Jesus stays to fulfill his Father’s will. But notice here the other reason why Jesus stays. Jesus stays to fulfill his Father’s word. Jesus says, “the scriptures must be fulfilled.” So long ago Our Father in Heaven promised that there would be a betrayer. And this betrayer would be the one who would hand Jesus over to be tortured and murdered. The Father’s prophecy and plan was to save us by surrendering his Son. And how amazing this is that Jesus doesn’t only allow this, but he helps them betray him.

And these words are so poignant and important for us to hear this evening. For Jesus stays up. But there are times that we stay up. There are times when we have slept either physically or spiritually. And that failing keeps up at night unable to sleep. The times that through our own sleepiness our sinful nature got to us. We were not patient when we should have been. We were indulgent when we should not have been. Through our sleepiness our sinful nature gets to us and later on, when our consciences catch up to us we loose sleep.

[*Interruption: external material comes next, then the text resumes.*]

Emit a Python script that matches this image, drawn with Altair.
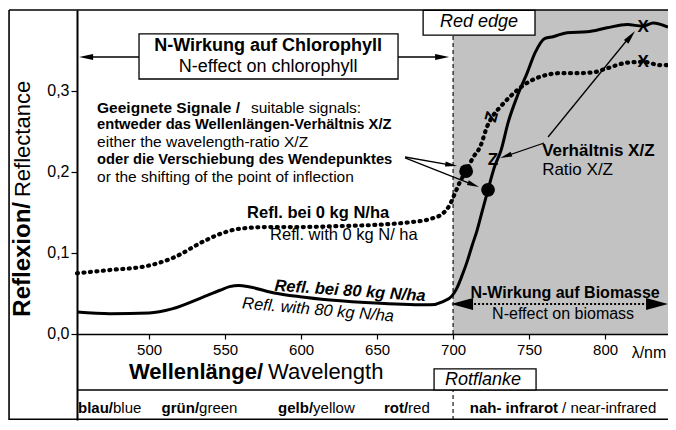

With these words we read here, Jesus comes to us and says, “Rest and be at peace. I stayed up to fulfill my Father’s will for you. I stayed up to fulfill Our Father’s word for you. Rest and be at peace for those sins are forgiven.”” And if that isn’t enough, look at what he also does. He gives us a new nature to wage war alongside the old sinful nature. Jesus says, “the spirit is willing, but the flesh is weak.” And we need to focus in on how willingly weak our sinful nature is. For he is always ready to wait for those times we are weak and tempt us. But, my dear friends in Christ, don’t forget about the first part of that statement. The spirit is willing. This new person placed in us through water and word in baptism is ready, willing and able to see these traps and temptations and stand up against them. And so, just as Jesus stays up, so also, you too stay up. Be awake. Be aware. Pray to your Father who hears every prayer and is there for you. For Jesus stayed up to fulfill his Father’s will. And Jesus stayed up to fulfill his Father’s word. Amen.